I'm not the sort of person who feels embarrassed to say that I am a Christian, most of the time. I'm not particularly interested in how that may change someone's opinion of me. I'd rather they knew, actually. All the same, there's part of me that gets very, very embarrassed that I subscribe to a belief system that says yes, suffering sucks, but there's something more important than that. It's so easy to slip into all the little cliches that Christians come up with to explain away suffering - everything happens for a reason - God is in control - sometimes God answers prayer with a no - etc etc etc. They just embarrass me now and I don't want to admit that I am so arrogant as to pretend I can get something meaningful out of suffering.
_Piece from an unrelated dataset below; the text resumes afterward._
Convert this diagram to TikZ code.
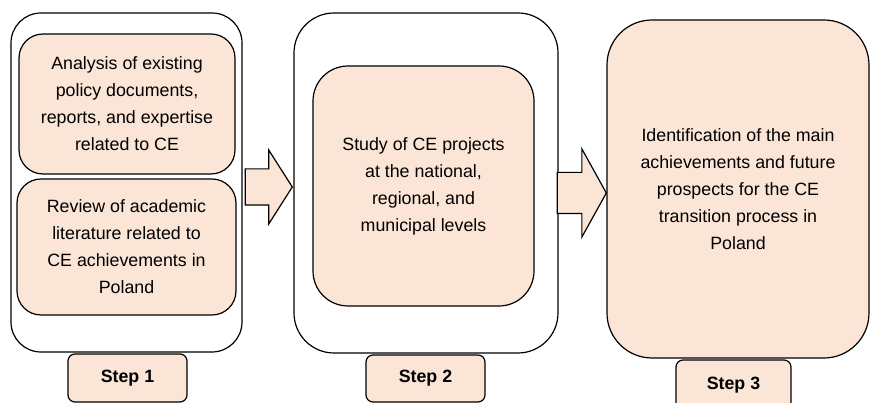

And then I start getting very, very confused. Because I do believe God is in control. I just don't know why he doesn't choose to intervene sometimes. I'm studying the military resistance to Hitler at the moment, and Hitler escaped assassination by the minutest of chances a significant number of times - why did God allow Hitler to be lucky? And my mind becomes a huge tangled spider's web. And I don't want to try and explain suffering to someone who is suffering, because I know that nothing I say can explain it.

Yesterday, for the Navs study, Romans 1v16 glaringly stood out to me. There are times when it has been very dark and scary for me over the last few years. But somehow I didn't just drop the gospel, because for me, beyond all the darkness, the gospel trumps death. Beyond all the suffering, all the contradictions and confusions, the gospel is a powerful thing and the only thing in the world that could ever offer hope to get through death and suffering.

So my conclusion is: I don't need to explain suffering yet. I'm sure to have more question marks about it and I'm sure to find it difficult. But I do have to trust God to pull me past it, and I do have to stop being ashamed of a faith that dares to say that something about suffering is meaningful.

2 comments:

LEstes65 said...

Very interesting post given my current hell. The one thing I've been focusing on is not the light at the end of the tunnel. I know it's there but it's not real yet. But it's the fact that, while standing neck deep in this giant cess pool of my crisis, I know that God is standing in it with me. He's standing right next to me going, "Yup...stinks in here. But I'm here with you. I'll stay right here. Not going anywhere." And he'll stay there the whole time until it gets shallower and shallower and we finally get to the end of the tunnel.

I had to stop asking why the person who is the source of all my current pain seems to just walk away - scott free - unscathed. I leave his fate up to God's plan. Vengeance is His business. Not mine (unfortunately - hee hee).

Trish Ryan said...

That's so weird - I was asking God for help with something I was struggling with two nights ago and this was the verse that popped into my head. It can be rugged being a Christian here in New England. Not in terms of physical oppression, just attitudinally. I was emailing with someone recently who asked about my book. At that point, the title was going to be "How Jesus saved my (love) life." After I mentioned that, she never even emailed me back. It's been a month. The title was changed for other reasons, but little things like this leave me needing the reminder that despite this kind of reaction, I'm not ashamed of the gospel...because after all, it's the power of God. Who doesn't need that?